Mr Macgillivray, describing the controversial field of environmental evaluation said: "There are basically two camps. One group, such as those headed by Professor David Pierce at University College London say you should measure everything. The other school, with advocates like Michael Jacobs at Lancaster University, say there is inherent danger in quantification."
This group, he said, worried that if a factor could not be measured, such as happiness, it would be discarded as meaningless or less important. Sexual satisfaction could fall into this category.
The NEF says that by focusing on GNP some factors are just not accounted for. Health, individual well-being and collective security are ignored by conventional economic statistics.
By using an Index of Sustainable Economic Welfare (ISEW) the NEF believes it has a pragmatic way of measuring quality of life. "We now need to open up this field of study. The DoT's published report this week essentially begins the debate," said Mr Macgillivray.
In the latest NEF survey, gains in personal income are alleged to have been cancelled out by increasing levels of social and environmental damage. The annual cost of water, air and noise pollution is estimated at around pounds 22bn. This is set against GNP and regarded as "waste" by the NEF.
The environmental cost of commuting is estimated by the NEF at pounds 168 per year (double the figure of 20 years ago); the cost of air pollution is put at pounds 316, water pollution at pounds 58, noise pollution at pounds 18, and the cost to each individual of depleting non-renewable resources such as North Sea oil is put at pounds 1,008.
Long-term environmental damage is said to cost each individual an annual pounds 1,405. The cost of ozone depletion, put at pounds 227 a head at the beginning of the Seventies, is now estimated at pounds 876.
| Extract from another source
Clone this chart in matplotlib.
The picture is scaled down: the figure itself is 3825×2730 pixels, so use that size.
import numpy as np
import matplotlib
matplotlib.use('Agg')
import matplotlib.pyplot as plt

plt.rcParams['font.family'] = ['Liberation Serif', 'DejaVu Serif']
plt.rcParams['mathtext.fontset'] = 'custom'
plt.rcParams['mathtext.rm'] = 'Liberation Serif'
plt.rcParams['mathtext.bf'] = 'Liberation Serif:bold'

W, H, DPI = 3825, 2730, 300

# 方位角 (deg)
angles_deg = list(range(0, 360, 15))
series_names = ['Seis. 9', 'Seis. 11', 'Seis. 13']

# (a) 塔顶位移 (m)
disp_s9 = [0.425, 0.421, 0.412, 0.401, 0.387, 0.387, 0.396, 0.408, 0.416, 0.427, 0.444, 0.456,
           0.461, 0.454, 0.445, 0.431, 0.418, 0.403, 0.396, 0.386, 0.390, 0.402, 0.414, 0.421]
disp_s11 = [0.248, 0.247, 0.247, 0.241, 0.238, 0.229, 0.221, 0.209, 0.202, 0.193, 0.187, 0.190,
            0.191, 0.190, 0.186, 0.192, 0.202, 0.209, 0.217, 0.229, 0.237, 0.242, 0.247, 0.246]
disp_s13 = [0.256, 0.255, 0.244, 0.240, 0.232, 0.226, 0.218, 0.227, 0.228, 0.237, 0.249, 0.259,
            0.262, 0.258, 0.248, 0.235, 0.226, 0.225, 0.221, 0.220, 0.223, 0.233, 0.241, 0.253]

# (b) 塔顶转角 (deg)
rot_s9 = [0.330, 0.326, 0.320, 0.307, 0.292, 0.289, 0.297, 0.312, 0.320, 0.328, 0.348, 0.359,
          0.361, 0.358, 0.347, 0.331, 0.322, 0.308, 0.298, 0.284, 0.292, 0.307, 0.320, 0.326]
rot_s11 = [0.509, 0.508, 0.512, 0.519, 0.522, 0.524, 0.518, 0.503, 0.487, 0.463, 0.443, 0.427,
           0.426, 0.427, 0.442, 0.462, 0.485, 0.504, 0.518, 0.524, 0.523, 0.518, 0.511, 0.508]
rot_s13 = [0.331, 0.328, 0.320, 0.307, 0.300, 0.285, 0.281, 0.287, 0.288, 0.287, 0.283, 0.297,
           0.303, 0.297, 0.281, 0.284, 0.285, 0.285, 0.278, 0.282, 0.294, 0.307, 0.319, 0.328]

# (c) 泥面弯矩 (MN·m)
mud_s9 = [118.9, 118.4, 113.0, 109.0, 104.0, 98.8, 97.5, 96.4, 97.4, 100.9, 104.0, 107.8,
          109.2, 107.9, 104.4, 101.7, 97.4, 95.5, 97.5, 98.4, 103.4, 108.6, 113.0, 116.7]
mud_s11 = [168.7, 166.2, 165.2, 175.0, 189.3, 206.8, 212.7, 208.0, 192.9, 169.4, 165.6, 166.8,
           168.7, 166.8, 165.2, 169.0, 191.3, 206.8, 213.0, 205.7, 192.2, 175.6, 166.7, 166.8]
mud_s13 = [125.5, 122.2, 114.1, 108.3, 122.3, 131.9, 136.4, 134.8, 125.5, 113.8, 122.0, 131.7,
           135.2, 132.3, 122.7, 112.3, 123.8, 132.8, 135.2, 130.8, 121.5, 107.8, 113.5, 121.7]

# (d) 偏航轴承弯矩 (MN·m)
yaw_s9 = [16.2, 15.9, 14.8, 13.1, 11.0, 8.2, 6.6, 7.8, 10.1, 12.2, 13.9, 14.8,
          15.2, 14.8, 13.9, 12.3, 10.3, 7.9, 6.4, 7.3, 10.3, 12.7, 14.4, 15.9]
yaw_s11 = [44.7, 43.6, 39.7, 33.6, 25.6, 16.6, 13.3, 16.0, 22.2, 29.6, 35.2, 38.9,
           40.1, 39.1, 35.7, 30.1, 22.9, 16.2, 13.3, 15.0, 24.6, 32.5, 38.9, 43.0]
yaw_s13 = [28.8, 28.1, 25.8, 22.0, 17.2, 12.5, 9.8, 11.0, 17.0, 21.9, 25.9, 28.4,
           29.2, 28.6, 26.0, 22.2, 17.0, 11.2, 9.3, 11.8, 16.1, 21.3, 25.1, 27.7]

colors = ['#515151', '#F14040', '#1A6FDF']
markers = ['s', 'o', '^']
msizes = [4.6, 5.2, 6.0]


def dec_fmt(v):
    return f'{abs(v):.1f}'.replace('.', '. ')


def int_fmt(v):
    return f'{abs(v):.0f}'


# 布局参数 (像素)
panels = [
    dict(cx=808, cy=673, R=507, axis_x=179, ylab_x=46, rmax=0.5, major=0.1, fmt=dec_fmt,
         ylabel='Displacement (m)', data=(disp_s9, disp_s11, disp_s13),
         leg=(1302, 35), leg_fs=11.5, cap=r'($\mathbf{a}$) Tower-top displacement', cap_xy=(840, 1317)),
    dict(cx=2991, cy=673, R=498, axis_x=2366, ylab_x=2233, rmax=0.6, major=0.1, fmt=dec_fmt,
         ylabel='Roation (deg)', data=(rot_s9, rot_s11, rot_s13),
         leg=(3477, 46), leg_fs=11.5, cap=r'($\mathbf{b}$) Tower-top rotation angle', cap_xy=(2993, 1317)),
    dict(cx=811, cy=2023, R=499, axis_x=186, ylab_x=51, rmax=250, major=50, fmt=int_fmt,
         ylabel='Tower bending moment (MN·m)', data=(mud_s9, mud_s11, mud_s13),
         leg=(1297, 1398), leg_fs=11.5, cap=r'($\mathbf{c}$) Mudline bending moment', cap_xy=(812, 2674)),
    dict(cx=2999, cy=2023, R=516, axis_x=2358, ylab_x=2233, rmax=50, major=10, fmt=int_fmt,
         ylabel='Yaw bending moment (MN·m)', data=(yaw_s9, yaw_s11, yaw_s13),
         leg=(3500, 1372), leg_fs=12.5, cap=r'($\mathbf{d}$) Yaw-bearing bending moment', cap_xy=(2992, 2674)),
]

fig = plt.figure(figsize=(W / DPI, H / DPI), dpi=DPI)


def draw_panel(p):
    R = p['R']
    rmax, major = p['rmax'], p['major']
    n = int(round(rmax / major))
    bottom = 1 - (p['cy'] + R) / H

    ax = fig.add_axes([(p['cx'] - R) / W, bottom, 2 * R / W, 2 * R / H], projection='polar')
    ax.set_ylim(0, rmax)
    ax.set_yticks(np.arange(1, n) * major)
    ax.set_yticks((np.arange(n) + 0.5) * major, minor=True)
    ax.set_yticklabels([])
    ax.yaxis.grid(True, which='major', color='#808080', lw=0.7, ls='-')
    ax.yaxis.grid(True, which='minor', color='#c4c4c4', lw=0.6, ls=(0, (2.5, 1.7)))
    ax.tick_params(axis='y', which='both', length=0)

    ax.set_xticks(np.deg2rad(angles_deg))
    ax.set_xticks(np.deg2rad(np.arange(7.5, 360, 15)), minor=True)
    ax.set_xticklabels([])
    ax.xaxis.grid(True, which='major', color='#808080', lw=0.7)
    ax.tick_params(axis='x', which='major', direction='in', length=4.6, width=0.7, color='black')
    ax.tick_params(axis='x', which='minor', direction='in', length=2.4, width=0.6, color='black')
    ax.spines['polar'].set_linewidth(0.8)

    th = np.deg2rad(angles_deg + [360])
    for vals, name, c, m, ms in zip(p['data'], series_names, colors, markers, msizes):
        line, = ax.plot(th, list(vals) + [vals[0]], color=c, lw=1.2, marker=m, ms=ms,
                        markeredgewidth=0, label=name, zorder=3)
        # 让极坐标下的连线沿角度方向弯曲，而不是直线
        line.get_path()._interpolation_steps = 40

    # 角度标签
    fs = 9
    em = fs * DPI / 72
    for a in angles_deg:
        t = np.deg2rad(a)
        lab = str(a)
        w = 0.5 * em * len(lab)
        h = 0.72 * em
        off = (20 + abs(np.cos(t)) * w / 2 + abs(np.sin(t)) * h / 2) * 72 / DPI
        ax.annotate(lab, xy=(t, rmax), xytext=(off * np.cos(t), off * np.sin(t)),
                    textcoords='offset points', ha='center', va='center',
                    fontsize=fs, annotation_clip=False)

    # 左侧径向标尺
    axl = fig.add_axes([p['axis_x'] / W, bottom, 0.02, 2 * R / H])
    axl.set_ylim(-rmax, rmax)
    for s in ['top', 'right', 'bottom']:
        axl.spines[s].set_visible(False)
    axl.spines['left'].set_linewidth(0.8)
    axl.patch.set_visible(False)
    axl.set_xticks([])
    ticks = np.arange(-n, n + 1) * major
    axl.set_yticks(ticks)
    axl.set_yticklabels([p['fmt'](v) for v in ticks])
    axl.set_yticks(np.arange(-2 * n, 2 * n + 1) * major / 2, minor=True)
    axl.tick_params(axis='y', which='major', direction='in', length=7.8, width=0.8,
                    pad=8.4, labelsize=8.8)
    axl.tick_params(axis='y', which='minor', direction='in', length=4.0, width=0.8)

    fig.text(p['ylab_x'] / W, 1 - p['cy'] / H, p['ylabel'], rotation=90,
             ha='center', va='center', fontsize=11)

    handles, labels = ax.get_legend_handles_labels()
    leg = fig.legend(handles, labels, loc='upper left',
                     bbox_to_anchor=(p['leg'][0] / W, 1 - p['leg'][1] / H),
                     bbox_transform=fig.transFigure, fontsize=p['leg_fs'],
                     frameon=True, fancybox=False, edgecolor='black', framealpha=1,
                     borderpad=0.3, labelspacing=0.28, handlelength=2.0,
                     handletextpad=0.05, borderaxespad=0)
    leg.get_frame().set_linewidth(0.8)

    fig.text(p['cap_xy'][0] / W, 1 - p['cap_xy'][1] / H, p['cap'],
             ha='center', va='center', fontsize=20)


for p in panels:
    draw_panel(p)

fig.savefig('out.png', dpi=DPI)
The personal levels measured by the NEF survey were described as "conservative" by the researchers. The cost of commuting or noise pollution in a densely populated city such as London or Birmingham may need to be doubled to reflect the realities of urban life.
With building societies currently estimating the average cost of a home at pounds 61,000, similar techniques of environmental compensation could be used to evaluate previous "unanalysables".
If the house price fell - due to destruction of a good view, increased levels of litter, bad neighbours, rising crime rates and accompanying higher levels of stress, depletion of local facilities such as shops or recreation - the "damage" to the price could thus be given as a percentage of the figure.
One building society told the Independent that such measurements were now being considered and could be used to indicate improvements or decline that backed up more than just the "bare price" of a home.
Looking into the future, Mr Macgillivray said: "It may be that in 2020 we will hear news readers leading programmes with government statistics on happiness and satisfaction. The first step has now been taken."